Une récolte peu ordinaire en Outre-mer

Récoltes d'armes pour destruction par le service déminage de la Sécurité Civile © DR

Inspirées des États-Unis, les opérations « Déposez les armes » incitent les particuliers à remettre volontairement leurs armes et munitions dans les brigades de gendarmerie ou les commissariats de police. Après la Guadeloupe et la Martinique, cette campagne a été lancée le 30 avril dernier en Guyane.


En 2013, sur une population de plus de 400 000 habitants, la Guadeloupe a enregistré 43 homicides volontaires. En Martinique, le taux d’homicides pour 100 000 habitants est de 5 (identique à celui des États-Unis, 1.2 en France métropolitaine). En Guyane, 200 faits de violence (homicides, vols) ont été commis en 2013 à l’aide d’armes à feu. Face à ces chiffres et faits divers alarmants, les préfets et les procureurs de la République de Martinique, de Guadeloupe et de Guyane ont tour à tour lancé une campagne de lutte contre la détention et la circulation des armes. L’objectif est d’inciter les particuliers à rendre volontairement les armes à feu en leur possession afin d’éviter tout risque d’escalade de la violence.

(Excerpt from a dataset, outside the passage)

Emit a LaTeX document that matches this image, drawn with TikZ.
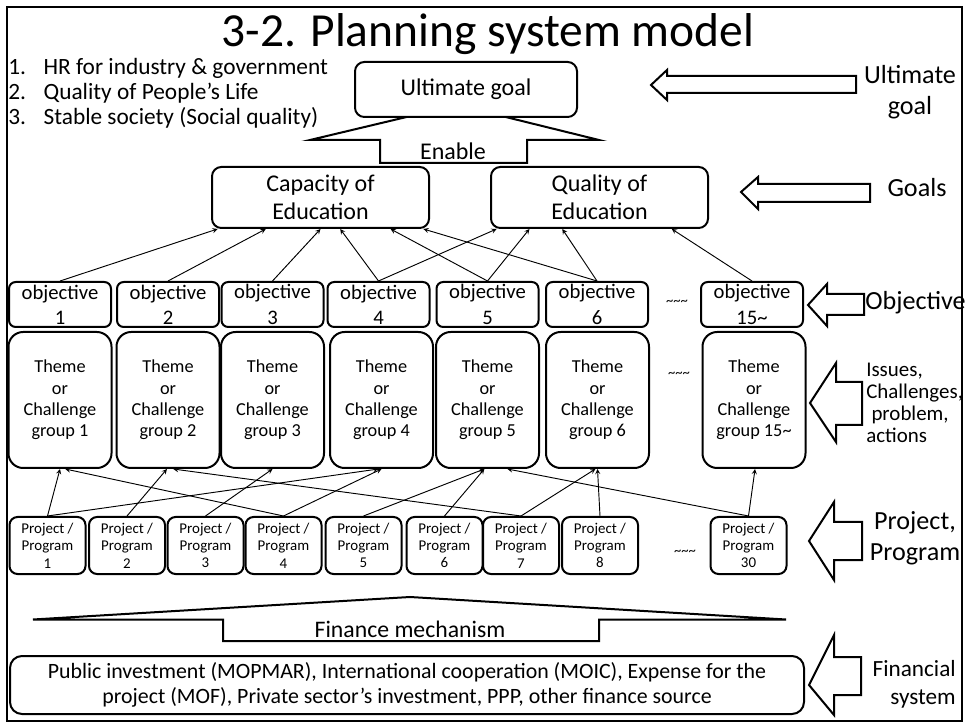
\documentclass[tikz,border=0pt]{standalone}
\usepackage{fontspec}
\setmainfont{Carlito}
\usetikzlibrary{calc}
\newcommand{\fsize}[2]{\fontsize{#1}{#2}\selectfont}

\begin{document}
\begin{tikzpicture}[x=0.75pt,y=-0.75pt,>=stealth,
  roundbox/.style={draw,line width=1.5pt,fill=white,align=center,inner sep=0pt},
  goalbox/.style={roundbox,rounded corners=7pt,minimum width=162.75pt,minimum height=45.75pt,font=\fsize{18}{21}},
  objbox/.style={roundbox,rounded corners=5pt,minimum width=76.5pt,minimum height=33.75pt,font=\fsize{15.5}{19}},
  themebox/.style={roundbox,rounded corners=11pt,minimum width=77.25pt,minimum height=102pt,font=\fsize{13.7}{16}},
  projbox/.style={roundbox,rounded corners=6pt,minimum width=57pt,minimum height=42.75pt,font=\fsize{11.2}{13}},
  conn/.style={->,line width=0.7pt},
  blockarrow/.style={draw,line width=1.5pt,fill=white,line join=miter},
  sidelabel/.style={font=\fsize{19.6}{23},align=center},
  tildes/.style={font=\fsize{11}{13}}]
  \useasboundingbox (0,0) rectangle (968,723);
  \draw[line width=2.2pt] (7,7) rectangle (962,721);
  % title and aims
  \node[anchor=base,font=\fsize{35.6}{40}] (title) at (488,47) {3-2. Planning system model};
  \foreach \n/\y/\t in {1/75/HR for industry \& government,2/100/Quality of People's Life,3/125/Stable society (Social quality)}
    \node[anchor=base west,inner sep=0pt,font=\fsize{17.5}{21}] (aim\n) at (8,\y) {\makebox[26.5pt][l]{\n.}\t};
  % enable arrow and goals
  \draw[blockarrow] (380,163) -- (380,140) -- (310,140) -- (457,105) -- (599,140) -- (527,140) -- (527,163) -- cycle;
  \node[goalbox,minimum width=166.5pt,minimum height=41.25pt] (ultimate) at (466,89.5) {Ultimate goal};
  \node[font=\fsize{18}{21}] (enable) at (453,151) {Enable};
  \node[goalbox] (cap) at (320.5,197.5) {Capacity of\\Education};
  \node[goalbox] (qual) at (599.5,197.5) {Quality of\\Education};
  % objectives, themes, projects
  \foreach \i/\x/\t in {1/60/1,2/168/2,3/272.5/3,4/378.5/4,5/487.5/5,6/597/6,15/752/15\textasciitilde}
    \node[objbox] (o\i) at (\x,304.5) {objective\\\t};
  \node[tildes] (otil) at (677,303) {\textasciitilde\textasciitilde\textasciitilde};
  \foreach \i/\x/\t in {1/60/1,2/168/2,3/272.5/3,4/381.5/4,5/487.5/5,6/597.5/6,15/754/15\textasciitilde}
    \node[themebox] (t\i) at (\x,400) {Theme\\or\\Challenge\\group \t};
  \node[tildes] (ttil) at (679,375) {\textasciitilde\textasciitilde\textasciitilde};
  \foreach \i/\x in {1/47.5,2/127,3/205.5,4/283.5,5/363.5,6/444.5,7/521,8/600,30/748.5}
    \node[projbox] (p\i) at (\x,545.5) {Project /\\Program\\\i};
  \node[tildes] (ptil) at (685,553) {\textasciitilde\textasciitilde\textasciitilde};
  % links
  \foreach \a/\f in {o1/.03,o2/.25,o3/.5,o4/.59,o5/.82,o6/.97}
    \draw[conn] (\a.north) -- ($(cap.south west)!\f!(cap.south east)$);
  \foreach \a/\f in {o4/.03,o5/.18,o6/.33,o15/.83}
    \draw[conn] (\a.north) -- ($(qual.south west)!\f!(qual.south east)$);
  \foreach \p/\t/\f in {p1/t1/.5,p1/t4/.47,p2/t2/.49,p3/t3/.5,p4/t1/.55,p4/t4/.5,p5/t5/.47,p6/t5/.47,p7/t2/.55,p7/t6/.48,p8/t6/.5,p30/t15/.51,p30/t5/.69}
    \draw[conn] (\p.north) -- ($(\t.south west)!\f!(\t.south east)$);
  % finance
  \draw[blockarrow] (223,641) -- (223,619.5) -- (33,619.5) -- (410,597) -- (786,619.5) -- (599,619.5) -- (599,641) -- cycle;
  \node[font=\fsize{17.8}{21}] (finmech) at (410,629) {Finance mechanism};
  \node[roundbox,rounded corners=9pt,minimum width=595.5pt,minimum height=43.5pt,font=\fsize{16.4}{18.75}] (sources) at (407,685)
    {Public investment (MOPMAR), International cooperation (MOIC), Expense for the\\project (MOF), Private sector's investment, PPP, other finance source};
  % level arrows
  \draw[blockarrow] (651,85) -- (667,70) -- (667,76) -- (856,76) -- (856,93) -- (667,93) -- (667,100) -- cycle;
  \draw[blockarrow] (741,192) -- (758,177) -- (758,184) -- (870,184) -- (870,202) -- (758,202) -- (758,209) -- cycle;
  \draw[blockarrow] (808,305) -- (827,284) -- (827,294) -- (864,294) -- (864,315) -- (827,315) -- (827,326) -- cycle;
  \draw[blockarrow] (810,403) -- (836,363) -- (836,382) -- (862,382) -- (862,425) -- (836,425) -- (836,442) -- cycle;
  \draw[blockarrow] (809,541) -- (834,502) -- (834,522) -- (862,522) -- (862,560) -- (834,560) -- (834,580) -- cycle;
  \draw[blockarrow] (809,685) -- (834,635) -- (834,657) -- (861,657) -- (861,695) -- (834,695) -- (834,715) -- cycle;
  \node[sidelabel] (lultimate) at (910,92.5) {Ultimate\\goal};
  \node[sidelabel] (lgoals) at (917,188) {Goals};
  \node[sidelabel,anchor=west,inner sep=0pt] (lobj) at (865,303) {Objective};
  \node[font=\fsize{15.7}{16.5},align=left,anchor=west,inner sep=0pt] (lissues) at (866,403) {Issues,\\Challenges,\\\hspace*{0.25em}problem,\\actions};
  \node[sidelabel] (lproj) at (915,538) {Project,\\Program};
  \node[font=\fsize{17.4}{21},align=right,anchor=east,inner sep=0pt] (lfin) at (956,684) {Financial\\system};
\end{tikzpicture}
\end{document}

Une sensibilisation en guise d’avertissement à l’attention aussi bien des détenteurs d’armes déclarées, invités à conserver séparément de préférence armes et munitions dans des conditions de sécurité optimale, que des détenteurs d’armes illégales invités à prendre conscience qu’un jour ou l’autre ils pourraient malgré eux être tentés de s’en servir. Un moyen également de démontrer l’illusion de sécurité liée à la détention d’une arme, notamment des conséquences dramatiques et irréversibles de leur usage. La préfecture de Guadeloupe a été la première à lancer cette initiative lors de deux campagnes organisées entre février et mars 2013 puis entre septembre et décembre de la même année. La campagne médiatique à destination de la population invitait à déposer les armes détenues illégalement sans aucun risque pour les personnes concernées d’être poursuivies par l’autorité judiciaire du chef de détention illégale d’armes. Le bilan global n'a pas été   négligeable : 435 armes à feu et près de 2500 munitions récupérées. Ajoutées aux 892 armes saisies lors d’enquêtes judiciaires, ce sont donc plus d’un millier d’armes mises hors circuit en Guadeloupe en 2013. Cette prévention permettait aussi de rappeler à la population les mesures de répression dans ce domaine et de l'informer de la mise en place d'un renforcement des contrôles et de l'aggravation des sanctions pour les détenteurs d'armes illégales.

Affiche déposez les armes

En Martinique, l’opération a entraîné une adhésion encore plus importante de la population. Du 1er février au 30 avril dernier, pas moins de 723 armes à feu, 27 400 cartouches, 2000 plombs et 5 grenades ont été récupérés par les services de police et de gendarmerie. À l’instar des Guadeloupéens, les Martiniquais déposant leurs armes pendant la durée de l’opération ne risquaient aucune sanction administrative ou judiciaire. Une fois les armes récupérées, elles ont été stockées dans les armureries sécurisées des différentes unités de police et de gendarmerie, avant d’être détruites fi n mai chez un ferrailleur local. La destruction d'armes nécessitant des précautions et des compétences particulières, une équipe de la sécurité civile et du matériel de leur centre de déminage basé en Guadeloupe sont venus renforcer leurs collègues martiniquais. La destruction de toutes les armes et munitions récupérées durant l'opération ainsi que celles saisies hors opération par la Justice et les services des douanes s’est déroulée durant une semaine au centre de tir de Colson pour les munitions et à l'entreprise Métal Dom pour les armes.

En Guyane, la campagne a été lancée début mai et courait jusqu’à début juillet. L’objectif annoncé est identique : lutter contre la banalisation des armes à feu. Une question se pose au final. Qui sont précisément ces personnes venues ainsi déposer spontanément leurs armes ? Franck Desrumaux, directeur départemental de la sécurité publique en Martinique, précise : « Évidemment, on ne s’attendait pas à ce que le braqueur nous ramène son calibre. » Pour le chef d’escadron Francis David, commandant de la compagnie départementale du Marin, ce sont « les personnes âgées qui ramènent les armes, pas les jeunes », avec par exemple des veuves ayant déposé les armes de leur mari défunt. Devant le succès de ces opérations, préfectures et les parquets pourraient renouveler une fois par an cette campagne.